Esos artículos se publicaban los domingos con el título genérico de Diario de un lector. Una de esas entregas coincidió en el tiempo con el estreno en Tenerife de Diario de un loco, de Gogol, y al linotipista se le debió ir la caja de la cabeza, de modo que ese domingo la sección habitual de Pérez Minik tuvo este otro título: Diario de un loco. Salcedo se preocupó, nos preocupamos los que estábamos en la Redacción. A don Domingo le importó un pimiento: su sentido del humor no avanzaba más allá de la discreción con la que uno debe reírse de lo que ocurre. Y en esta ocasión aquel gentleman no dijo otra cosa que lo que decía siempre que quería expresar extrañeza y risa a la vez:

-Quelle histoire.

En esa época todos los compañeros o amigos contemporáneos o más jóvenes de don Domingo escribían artículos en la misma página que Pérez Minik ocupaba los domingos; dos columnas recuadradas en una página impar. Letra muy negra, como si fuera un editorial. Por ahí desfilaron Eduardo Westerdahl, Luis Alemany, Arturo Maccanti, Fernando Delgado, Alberto Omar... Lamento no tener a mano esa nómina, de modo que deben perdonarme quienes encuentren nombres a faltar... Los artículos de don Domingo los publicó, en ediciones muy bellas, la Fundación Cajacanarias. Si un día hicieran una colección con una antología de aquellos articulistas de EL DÍA seguro que se podría tener una idea de la vitalidad cultural que se vivió aquí, en nuestra tierra, en tiempos más oscuros.

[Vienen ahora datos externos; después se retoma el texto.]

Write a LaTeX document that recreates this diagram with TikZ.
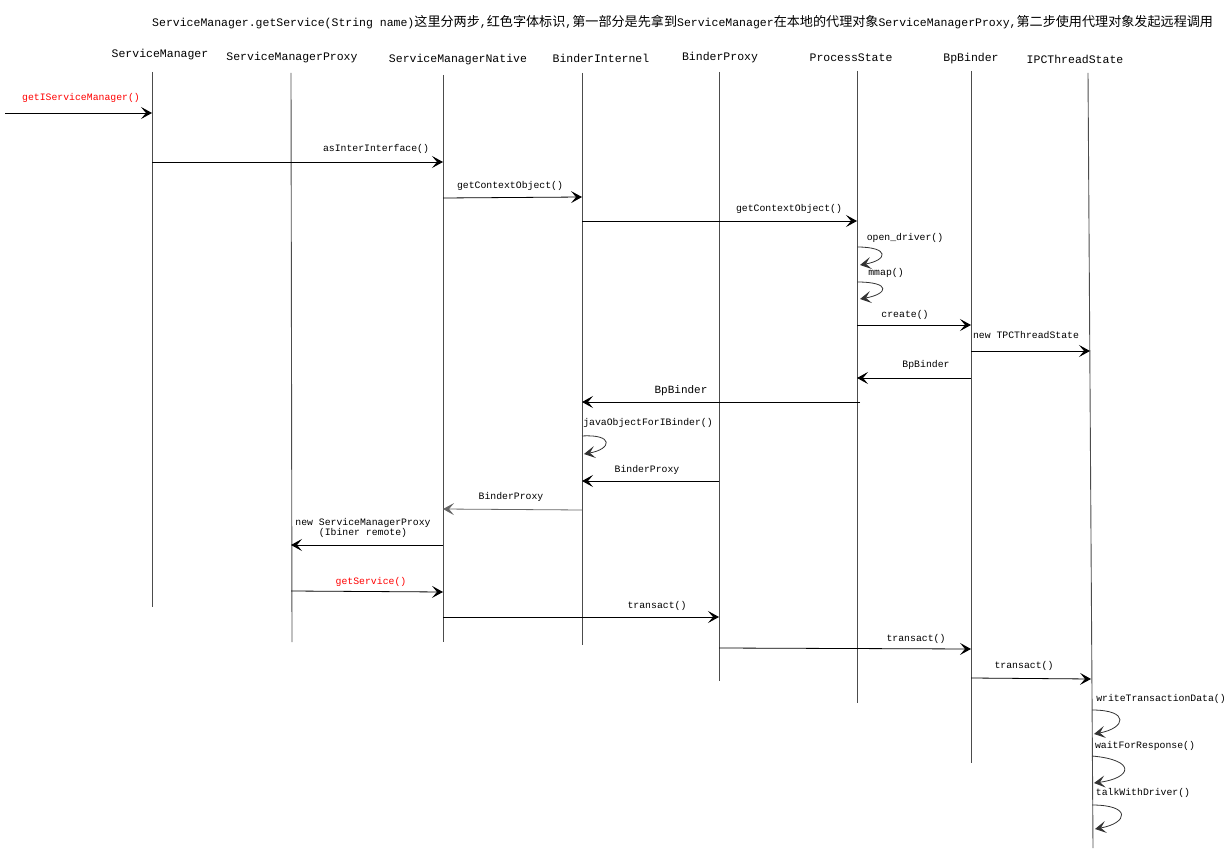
\documentclass[tikz,border=0pt]{standalone}
\usepackage{fontspec}
\newfontfamily\mono{Liberation Mono}
\newfontfamily\cjk{Noto Sans CJK SC}
\usetikzlibrary{arrows.meta}
\begin{document}
\begin{tikzpicture}[x=1pt,y=-1pt,
  life/.style={draw=black!70, line width=0.9pt},
  head/.style={font=\mono\fontsize{11.5}{12}\selectfont, inner sep=0pt},
  lbl/.style={font=\mono\fontsize{9.8}{10}\selectfont, inner sep=0pt},
  biglbl/.style={font=\mono\fontsize{11}{12}\selectfont, inner sep=0pt},
  redlbl/.style={lbl, text=red},
  msg/.style={draw=black, line width=0.8pt, -{Stealth[length=11pt,width=12pt,inset=5pt,line width=0.9pt]}},
  selfmsg/.style={msg, draw=black!80}
]
\useasboundingbox (0,0) rectangle (1232,853);
% title
\node[inner sep=0pt, anchor=west] (title) at (152,22)
  {\mono\fontsize{11.5}{12}\selectfont ServiceManager.getService(String name)\cjk\fontsize{13.1}{14}\selectfont 这里分两步\mono\fontsize{11.5}{12}\selectfont ,\cjk\fontsize{13.1}{14}\selectfont 红色字体标识\mono\fontsize{11.5}{12}\selectfont ,\cjk\fontsize{13.1}{14}\selectfont 第一部分是先拿到\mono\fontsize{11.5}{12}\selectfont ServiceManager\cjk\fontsize{13.1}{14}\selectfont 在本地的代理对象\mono\fontsize{11.5}{12}\selectfont ServiceManagerProxy,\cjk\fontsize{13.1}{14}\selectfont 第二步使用代理对象发起远程调用};
% headers
\node[head] (hSM) at (160,55) {ServiceManager};
\node[head] (hSMP) at (292,58) {ServiceManagerProxy};
\node[head] (hSMN) at (458,60) {ServiceManagerNative};
\node[head] (hBI) at (601,58) {BinderInternel};
\node[head] (hBP) at (720,58) {BinderProxy};
\node[head] (hPS) at (851,58) {ProcessState};
\node[head] (hBB) at (971,59) {BpBinder};
\node[head] (hIPC) at (1075,59) {IPCThreadState};
% lifelines
\coordinate (tSM) at (152,72);   \coordinate (bSM) at (152,607);
\coordinate (tSMP) at (291,73);  \coordinate (bSMP) at (292,642);
\coordinate (tSMN) at (443,75);  \coordinate (bSMN) at (443,642);
\coordinate (tBI) at (582,73);   \coordinate (bBI) at (582,645);
\coordinate (tBP) at (719,72);   \coordinate (bBP) at (719,681);
\coordinate (tPS) at (857,71);   \coordinate (bPS) at (857,703);
\coordinate (tBB) at (971,71);   \coordinate (bBB) at (971,763);
\coordinate (tIPC) at (1088,73); \coordinate (bIPC) at (1093,848);
\foreach \n in {SM,SMP,SMN,BI,BP,PS,BB,IPC} \draw[life] (t\n) -- (b\n);
% messages
\coordinate (start) at (5,113);
\draw[msg] (start) -- (tSM |- start);
\node[redlbl] (l1) at (81,98) {getIServiceManager()};
\draw[msg] (tSM |- 0,162) -- (tSMN |- 0,162);
\node[lbl] (l2) at (376,149) {asInterInterface()};
\draw[msg] (tSMN |- 0,198) -- (tBI |- 0,197);
\node[lbl] (l3) at (510,186) {getContextObject()};
\draw[msg] (tBI |- 0,221) -- (tPS |- 0,221);
\node[lbl] (l4) at (789,209) {getContextObject()};
\draw[selfmsg] (tPS |- 0,247) .. controls (890,247) and (888,260) .. (860,265);
\node[lbl] (l5) at (905,238) {open\_driver()};
\draw[selfmsg] (tPS |- 0,282) .. controls (892,282) and (888,294) .. (860,299);
\node[lbl] (l6) at (886,273) {mmap()};
\draw[msg] (tPS |- 0,325) -- (tBB |- 0,325);
\node[lbl] (l7) at (905,315) {create()};
\draw[msg] (tBB |- 0,351) -- (1090,351);
\node[lbl] (l8) at (1026,335) {new TPCThreadState};
\draw[msg] (tBB |- 0,378) -- (tPS |- 0,378);
\node[lbl] (l9) at (926,365) {BpBinder};
\draw[msg] (860,402) -- (tBI |- 0,402);
\node[biglbl] (l10) at (681,391) {BpBinder};
\draw[selfmsg] (tBI |- 0,436) .. controls (614,434) and (612,449) .. (584,454);
\node[lbl] (l11) at (648,423) {javaObjectForIBinder()};
\draw[msg] (tBP |- 0,481) -- (tBI |- 0,481);
\node[lbl] (l12) at (647,470) {BinderProxy};
\draw[msg, draw=black!60] (tBI |- 0,510) -- (tSMN |- 0,509);
\node[lbl] (l13) at (511,497) {BinderProxy};
\draw[msg] (tSMN |- 0,545) -- (tSMP |- 0,545);
\node[lbl, align=center, font=\mono\fontsize{9.8}{9}\selectfont] (l14) at (363,528) {new ServiceManagerProxy\\(Ibiner remote)};
\draw[msg] (tSMP |- 0,591) -- (tSMN |- 0,592);
\node[redlbl] (l15) at (371,582) {getService()};
\draw[msg] (tSMN |- 0,617) -- (tBP |- 0,617);
\node[lbl] (l16) at (657,606) {transact()};
\draw[msg] (tBP |- 0,648) -- (tBB |- 0,649);
\node[lbl] (l17) at (916,639) {transact()};
\draw[msg] (tBB |- 0,678) -- (1091,679);
\node[lbl] (l18) at (1024,666) {transact()};
\draw[selfmsg] (1092,710) .. controls (1130,710) and (1126,728) .. (1094,734);
\node[lbl] (l19) at (1161,699) {writeTransactionData()};
\draw[selfmsg] (1092,756) .. controls (1137,760) and (1132,778) .. (1094,783);
\node[lbl] (l20) at (1145,746) {waitForResponse()};
\draw[selfmsg] (1092,805) .. controls (1132,805) and (1128,823) .. (1095,829);
\node[lbl] (l21) at (1143,793) {talkWithDriver()};
\end{tikzpicture}
\end{document}
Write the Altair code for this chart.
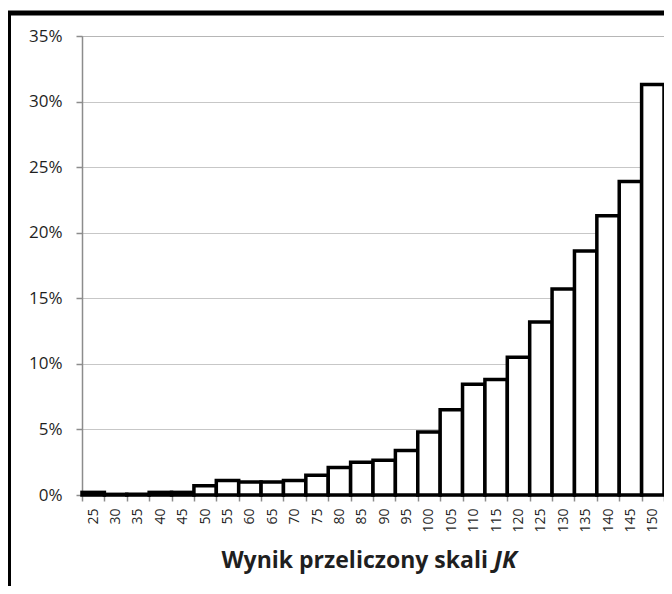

Por mi parte, ahí aprendí a leer una muy variada antología de incitaciones a pensar por mi cuenta. En expresión de mi gratitud por aquella época y, singularmente, por don Domingo Pérez Minik titulé esta serie que espero seguir manteniendo en EL DÍA con el membrete que tuvo la columna Diario de un lector que un día, excepcionalmente, también se llamó Diario de un loco.